# predict Metrics Operator

The `predict`

operator takes a single time series metric to predict future values. Predicting metrics such as CPU Usage or memory consumption can be useful for resource and capacity planning use cases.

`predict`

supports linear regression (linear) models, which use a linear model on the timestamp to extrapolate into the future, and Auto-regressive (ar) models, which use a window of previously observed data to predict future values. Note that prediction using an AR model does not output any predictions in the first time window.

The `predict`

operator outputs two time series: the original input time series and the predicted time series that extends into the future. The predicted time series is also depicted over a portion of the historical time range so that the user can validate forecast accuracy at a glance against actual values.

## Syntax

`predict [model=<model>] [forecast=<forecast>] [ar.window=<ar.window>]`

Where:

`model`

specifies the type of regression you want to perform:*linear*—use the linear regression model. This is the default value if`model`

is not specified.*ar*—use the auto-regression model.

`forecast`

specifies how far into the future you want to forecast.- You can specify
`forecast`

in either in data points or in seconds (s), minutes (m), or hours (h). If no unit of time is specified, the value is interpreted as data points. - The default
`forecast`

value is 3 data points. - The maximum value of
`forecast`

you should set depends on the quantization for your query. If your data is quantized to seconds,`forecast`

must be less than 50s. If your data is quantized to minutes,`forecast`

must be less than 50m.

- You can specify
`ar.window`

is an integer value that specifies how many past data points to use in the next prediction, when`model`

is set to*ar*.`ar.window`

must be less than 50% of all data points gathered by the metrics query. If no value is specified, the system uses 20% of the query time range as the`ar.window`

.

## Limitations

- Currently, we only support a single time series metric as input.
- The
`predict`

operator cannot be used in monitors. - We cap forecasts to at most 50 data points in the future. If the
`forecast`

parameter exceeds 50 data points, we give a warning and cap predictions at 50 data points. - The auto-regressive model’s output time series does not depict data points at the beginning of the historical time range.
- At least two data points are required to make predictions for linear regression.

## Examples

**Example 1: Read Capacity Consumed for an AWS DynamoDB Table**

In this example, a developer would like to forecast Read Capacity Consumed for an AWS DynamoDB table over the next 24 hours. Series B in the screenshot below provides the input for the actual Read Capacity Consumed time series. Series C takes Series B as input to create a forecast using the auto-regression model 24 hours into the future.

Series B:

`namespace=aws/dynamodb account=prod region=us-east-2 tablename=kinesistosumologicconnector metric=ConsumedReadCapacityUnits Statistic=Maximum`

Series C:

`#B | predict model=ar forecast=24h`

The forecast is compared with the Provisioned Read Capacity (Series A) so that the developer can validate if the DynamoDB table has sufficient read capacity to support forecasted read consumption.

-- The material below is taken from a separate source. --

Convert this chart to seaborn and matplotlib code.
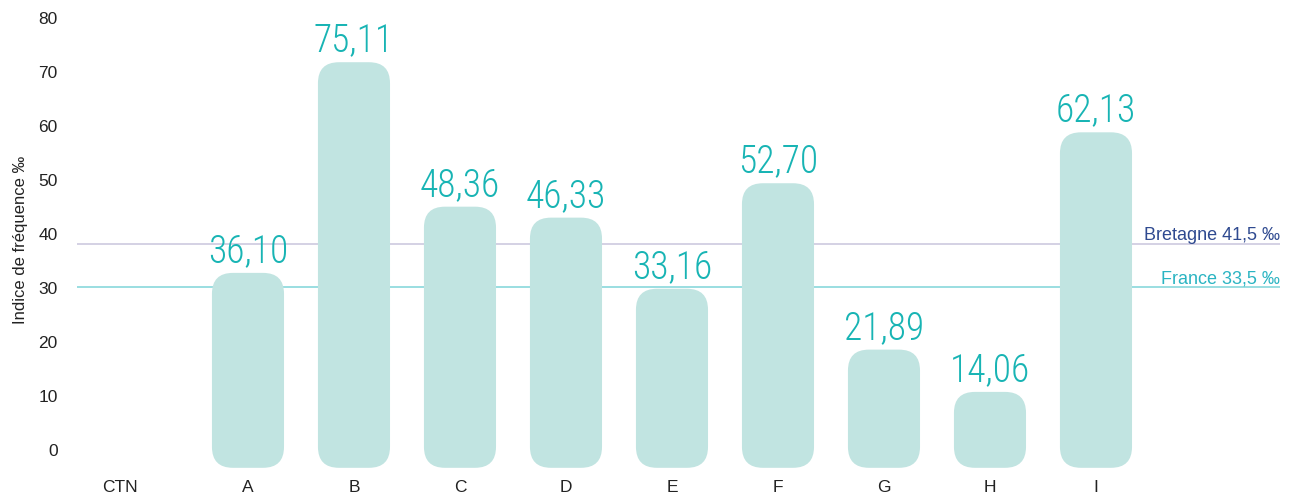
import numpy as np
import pandas as pd
import matplotlib
matplotlib.use("Agg")
import matplotlib.pyplot as plt
import seaborn as sns
from matplotlib.patches import FancyBboxPatch
from matplotlib.transforms import blended_transform_factory, ScaledTranslation

# data
categories = ["CTN", "A", "B", "C", "D", "E", "F", "G", "H", "I"]
values = [np.nan, 36.10, 75.11, 48.36, 46.33, 33.16, 52.70, 21.89, 14.06, 62.13]
labels = ["", "36,10", "75,11", "48,36", "46,33", "33,16", "52,70", "21,89", "14,06", "62,13"]
ref_names = ["Bretagne 41,5 ‰", "France 33,5 ‰"]
ref_values = [41.5, 33.5]

# bars and lines start a bit under the zero line in the original
offset = 3.3

bar_color = "#c1e4e1"
label_color = "#18b4b4"
ref_line_colors = ["#c9c5dd", "#7fd4d9"]
ref_text_colors = ["#2f4a90", "#2ab4c2"]

sns.set_theme(style="white")
plt.rcParams["font.family"] = ["Liberation Sans", "DejaVu Sans"]

df = pd.DataFrame({"cat": categories, "val": values})

fig = plt.figure(figsize=(12.97, 4.96), dpi=100)
ax = fig.add_axes([77 / 1297, 0.0492, (1280 - 77) / 1297, 0.9363])

sns.barplot(data=df, x="cat", y="val", order=categories, color=bar_color,
            width=0.68, bottom=-offset, errorbar=None, saturation=1, ax=ax)

ax.set_xlim(-0.613, 10.736)
ax.set_ylim(-4, 82)

# swap the square bars for rounded ones
fig.canvas.draw()
px_x = ax.transData.transform([(1, 0)])[0][0] - ax.transData.transform([(0, 0)])[0][0]
px_y = ax.transData.transform([(0, 1)])[0][1] - ax.transData.transform([(0, 0)])[0][1]
radius_px = 21
for p in list(ax.patches):
    x, y = p.get_x(), p.get_y()
    w, h = p.get_width(), p.get_height()
    p.remove()
    if np.isnan(h) or h == 0:
        continue
    box = FancyBboxPatch((x, y), w, h,
                         boxstyle=f"round,pad=0,rounding_size={radius_px / px_x}",
                         mutation_aspect=px_x / px_y,
                         facecolor=bar_color, edgecolor="none", zorder=2)
    ax.add_patch(box)

# value labels
for i, (v, lab) in enumerate(zip(values, labels)):
    if np.isnan(v):
        continue
    ax.text(i, v - offset + 2.0, lab, ha="center", va="baseline",
            fontsize=27, color=label_color, fontweight="light",
            family=["Roboto Condensed", "Roboto", "DejaVu Sans"], zorder=3)

# reference lines
trans = blended_transform_factory(ax.transAxes, ax.transData)
for name, rv, lc, tc in zip(ref_names, ref_values, ref_line_colors, ref_text_colors):
    ax.axhline(rv - offset, color=lc, lw=1.1, zorder=1)
    ax.text(1.0, rv - offset + 0.7, name, transform=trans, ha="right", va="baseline",
            fontsize=13, color=tc)

ax.set_yticks(range(0, 81, 10))
ax.tick_params(axis="both", length=0, labelsize=12.5, labelcolor="#222222")
ax.tick_params(axis="y", pad=14)
ax.tick_params(axis="x", pad=6)
ax.set_xlabel("")
ax.set_ylabel("Indice de fréquence ‰", fontsize=12, color="#222222", labelpad=7)
for s in ax.spines.values():
    s.set_visible(False)

# CTN label sits a little closer to the axis in the original
ctn = ax.get_xticklabels()[0]
ctn.set_transform(ctn.get_transform() + ScaledTranslation(-22 / 100, 0, fig.dpi_scale_trans))

fig.savefig("out.png", dpi=100)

**Example 2: Forecast Requests for a Service that Uses Sumo Logic APM**

Sumo Logic APM renders golden signals from trace data as request, error, and latency time series. In this example, the developer of the “coffee-bar-app” wants to forecast requests per hour for the “coffee-machine” service using metrics derived from transaction traces. The the auto-regressive model predicts requests per hour 50 data points into the future:

`metric=service_requests _contentType=metricfromtrace application="the-coffee-bar-app" service="the-coffee-machine" | quantize 1h using sum | sum | fillmissing interpolation | predict model=ar forecast=50`